§ **WRITTEN EXERCISE**
Make an exact copy of the entries below with the pictures removed.

#### ENTRIES

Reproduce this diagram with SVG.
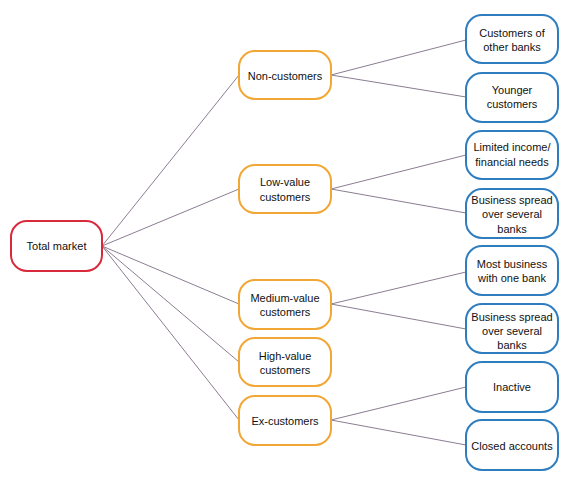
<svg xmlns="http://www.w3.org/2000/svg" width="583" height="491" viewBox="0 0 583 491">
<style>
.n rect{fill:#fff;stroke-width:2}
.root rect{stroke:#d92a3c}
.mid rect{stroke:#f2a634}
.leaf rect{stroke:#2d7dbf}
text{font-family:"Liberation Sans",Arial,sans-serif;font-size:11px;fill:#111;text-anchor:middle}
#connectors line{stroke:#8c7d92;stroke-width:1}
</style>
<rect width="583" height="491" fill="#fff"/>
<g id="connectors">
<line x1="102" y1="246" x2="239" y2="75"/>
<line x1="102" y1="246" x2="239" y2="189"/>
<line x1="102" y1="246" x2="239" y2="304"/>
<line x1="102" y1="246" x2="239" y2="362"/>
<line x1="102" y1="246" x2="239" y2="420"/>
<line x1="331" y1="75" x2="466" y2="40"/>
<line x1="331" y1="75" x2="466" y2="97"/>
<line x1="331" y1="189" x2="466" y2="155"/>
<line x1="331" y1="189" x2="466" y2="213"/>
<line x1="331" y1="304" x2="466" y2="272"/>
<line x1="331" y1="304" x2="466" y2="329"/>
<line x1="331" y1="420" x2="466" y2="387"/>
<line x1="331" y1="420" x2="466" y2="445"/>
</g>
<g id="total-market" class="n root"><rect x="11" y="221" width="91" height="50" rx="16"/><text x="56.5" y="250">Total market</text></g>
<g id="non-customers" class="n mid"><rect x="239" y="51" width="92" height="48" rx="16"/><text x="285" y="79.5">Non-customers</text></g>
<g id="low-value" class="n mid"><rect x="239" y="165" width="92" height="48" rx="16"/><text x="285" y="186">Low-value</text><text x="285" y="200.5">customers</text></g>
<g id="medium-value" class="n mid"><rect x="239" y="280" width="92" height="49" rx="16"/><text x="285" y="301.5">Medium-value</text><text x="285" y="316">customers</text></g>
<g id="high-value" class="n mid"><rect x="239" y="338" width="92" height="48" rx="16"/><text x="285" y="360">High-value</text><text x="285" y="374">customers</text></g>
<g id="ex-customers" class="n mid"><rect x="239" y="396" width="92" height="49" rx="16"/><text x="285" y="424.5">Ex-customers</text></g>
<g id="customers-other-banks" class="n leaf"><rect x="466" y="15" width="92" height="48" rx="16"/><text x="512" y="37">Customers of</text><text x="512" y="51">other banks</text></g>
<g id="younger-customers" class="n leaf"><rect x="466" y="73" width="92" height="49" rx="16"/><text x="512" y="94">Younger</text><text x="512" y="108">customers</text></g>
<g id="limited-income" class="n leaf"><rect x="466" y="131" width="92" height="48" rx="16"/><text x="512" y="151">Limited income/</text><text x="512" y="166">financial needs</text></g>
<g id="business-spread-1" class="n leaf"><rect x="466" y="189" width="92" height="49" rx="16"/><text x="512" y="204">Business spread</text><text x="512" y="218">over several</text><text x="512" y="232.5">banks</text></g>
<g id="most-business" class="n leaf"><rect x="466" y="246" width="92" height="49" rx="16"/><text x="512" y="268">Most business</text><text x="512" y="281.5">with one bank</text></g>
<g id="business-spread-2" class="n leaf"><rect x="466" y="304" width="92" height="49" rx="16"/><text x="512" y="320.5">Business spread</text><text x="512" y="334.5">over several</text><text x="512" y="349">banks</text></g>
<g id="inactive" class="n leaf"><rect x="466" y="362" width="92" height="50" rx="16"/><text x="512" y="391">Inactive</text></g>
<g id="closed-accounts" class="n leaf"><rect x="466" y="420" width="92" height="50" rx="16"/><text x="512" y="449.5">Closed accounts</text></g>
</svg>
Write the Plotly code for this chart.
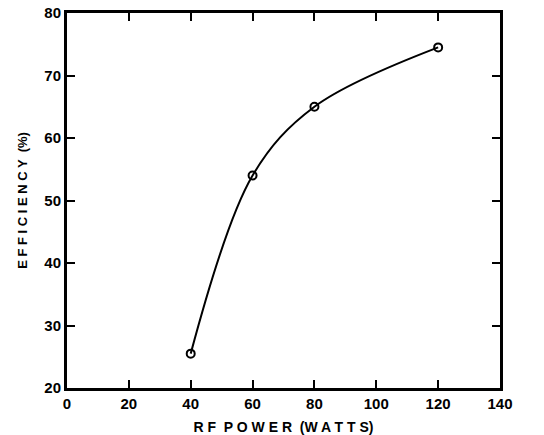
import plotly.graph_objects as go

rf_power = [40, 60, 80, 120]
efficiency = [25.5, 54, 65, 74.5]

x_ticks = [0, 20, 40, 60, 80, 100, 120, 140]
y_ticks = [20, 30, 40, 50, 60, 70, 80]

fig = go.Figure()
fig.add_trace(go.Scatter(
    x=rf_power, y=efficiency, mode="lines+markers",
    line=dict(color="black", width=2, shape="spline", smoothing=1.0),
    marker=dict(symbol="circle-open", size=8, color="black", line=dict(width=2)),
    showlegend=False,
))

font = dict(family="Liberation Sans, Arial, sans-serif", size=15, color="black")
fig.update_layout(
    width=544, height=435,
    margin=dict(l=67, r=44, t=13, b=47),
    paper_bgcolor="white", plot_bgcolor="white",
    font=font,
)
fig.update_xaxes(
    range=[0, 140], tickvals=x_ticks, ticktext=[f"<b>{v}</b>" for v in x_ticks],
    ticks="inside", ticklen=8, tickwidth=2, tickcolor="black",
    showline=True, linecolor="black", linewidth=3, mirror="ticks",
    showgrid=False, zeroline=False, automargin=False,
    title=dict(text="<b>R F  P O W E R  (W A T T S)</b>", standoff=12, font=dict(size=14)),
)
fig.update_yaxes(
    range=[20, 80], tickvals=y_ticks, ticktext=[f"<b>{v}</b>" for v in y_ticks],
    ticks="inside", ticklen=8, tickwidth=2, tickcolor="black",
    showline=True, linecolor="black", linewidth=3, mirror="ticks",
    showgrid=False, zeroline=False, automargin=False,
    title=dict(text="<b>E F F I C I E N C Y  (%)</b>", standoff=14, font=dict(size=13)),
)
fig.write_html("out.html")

########

§ **TASK RESULT**
Reproduce this diagram with SVG.
<svg xmlns="http://www.w3.org/2000/svg" width="583" height="491" viewBox="0 0 583 491">
<style>
.n rect{fill:#fff;stroke-width:2}
.root rect{stroke:#d92a3c}
.mid rect{stroke:#f2a634}
.leaf rect{stroke:#2d7dbf}
text{font-family:"Liberation Sans",Arial,sans-serif;font-size:11px;fill:#111;text-anchor:middle}
#connectors line{stroke:#8c7d92;stroke-width:1}
</style>
<rect width="583" height="491" fill="#fff"/>
<g id="connectors">
<line x1="102" y1="246" x2="239" y2="75"/>
<line x1="102" y1="246" x2="239" y2="189"/>
<line x1="102" y1="246" x2="239" y2="304"/>
<line x1="102" y1="246" x2="239" y2="362"/>
<line x1="102" y1="246" x2="239" y2="420"/>
<line x1="331" y1="75" x2="466" y2="40"/>
<line x1="331" y1="75" x2="466" y2="97"/>
<line x1="331" y1="189" x2="466" y2="155"/>
<line x1="331" y1="189" x2="466" y2="213"/>
<line x1="331" y1="304" x2="466" y2="272"/>
<line x1="331" y1="304" x2="466" y2="329"/>
<line x1="331" y1="420" x2="466" y2="387"/>
<line x1="331" y1="420" x2="466" y2="445"/>
</g>
<g id="total-market" class="n root"><rect x="11" y="221" width="91" height="50" rx="16"/><text x="56.5" y="250">Total market</text></g>
<g id="non-customers" class="n mid"><rect x="239" y="51" width="92" height="48" rx="16"/><text x="285" y="79.5">Non-customers</text></g>
<g id="low-value" class="n mid"><rect x="239" y="165" width="92" height="48" rx="16"/><text x="285" y="186">Low-value</text><text x="285" y="200.5">customers</text></g>
<g id="medium-value" class="n mid"><rect x="239" y="280" width="92" height="49" rx="16"/><text x="285" y="301.5">Medium-value</text><text x="285" y="316">customers</text></g>
<g id="high-value" class="n mid"><rect x="239" y="338" width="92" height="48" rx="16"/><text x="285" y="360">High-value</text><text x="285" y="374">customers</text></g>
<g id="ex-customers" class="n mid"><rect x="239" y="396" width="92" height="49" rx="16"/><text x="285" y="424.5">Ex-customers</text></g>
<g id="customers-other-banks" class="n leaf"><rect x="466" y="15" width="92" height="48" rx="16"/><text x="512" y="37">Customers of</text><text x="512" y="51">other banks</text></g>
<g id="younger-customers" class="n leaf"><rect x="466" y="73" width="92" height="49" rx="16"/><text x="512" y="94">Younger</text><text x="512" y="108">customers</text></g>
<g id="limited-income" class="n leaf"><rect x="466" y="131" width="92" height="48" rx="16"/><text x="512" y="151">Limited income/</text><text x="512" y="166">financial needs</text></g>
<g id="business-spread-1" class="n leaf"><rect x="466" y="189" width="92" height="49" rx="16"/><text x="512" y="204">Business spread</text><text x="512" y="218">over several</text><text x="512" y="232.5">banks</text></g>
<g id="most-business" class="n leaf"><rect x="466" y="246" width="92" height="49" rx="16"/><text x="512" y="268">Most business</text><text x="512" y="281.5">with one bank</text></g>
<g id="business-spread-2" class="n leaf"><rect x="466" y="304" width="92" height="49" rx="16"/><text x="512" y="320.5">Business spread</text><text x="512" y="334.5">over several</text><text x="512" y="349">banks</text></g>
<g id="inactive" class="n leaf"><rect x="466" y="362" width="92" height="50" rx="16"/><text x="512" y="391">Inactive</text></g>
<g id="closed-accounts" class="n leaf"><rect x="466" y="420" width="92" height="50" rx="16"/><text x="512" y="449.5">Closed accounts</text></g>
</svg>
Write the Plotly code for this chart.
import plotly.graph_objects as go

rf_power = [40, 60, 80, 120]
efficiency = [25.5, 54, 65, 74.5]

x_ticks = [0, 20, 40, 60, 80, 100, 120, 140]
y_ticks = [20, 30, 40, 50, 60, 70, 80]

fig = go.Figure()
fig.add_trace(go.Scatter(
    x=rf_power, y=efficiency, mode="lines+markers",
    line=dict(color="black", width=2, shape="spline", smoothing=1.0),
    marker=dict(symbol="circle-open", size=8, color="black", line=dict(width=2)),
    showlegend=False,
))

font = dict(family="Liberation Sans, Arial, sans-serif", size=15, color="black")
fig.update_layout(
    width=544, height=435,
    margin=dict(l=67, r=44, t=13, b=47),
    paper_bgcolor="white", plot_bgcolor="white",
    font=font,
)
fig.update_xaxes(
    range=[0, 140], tickvals=x_ticks, ticktext=[f"<b>{v}</b>" for v in x_ticks],
    ticks="inside", ticklen=8, tickwidth=2, tickcolor="black",
    showline=True, linecolor="black", linewidth=3, mirror="ticks",
    showgrid=False, zeroline=False, automargin=False,
    title=dict(text="<b>R F  P O W E R  (W A T T S)</b>", standoff=12, font=dict(size=14)),
)
fig.update_yaxes(
    range=[20, 80], tickvals=y_ticks, ticktext=[f"<b>{v}</b>" for v in y_ticks],
    ticks="inside", ticklen=8, tickwidth=2, tickcolor="black",
    showline=True, linecolor="black", linewidth=3, mirror="ticks",
    showgrid=False, zeroline=False, automargin=False,
    title=dict(text="<b>E F F I C I E N C Y  (%)</b>", standoff=14, font=dict(size=13)),
)
fig.write_html("out.html")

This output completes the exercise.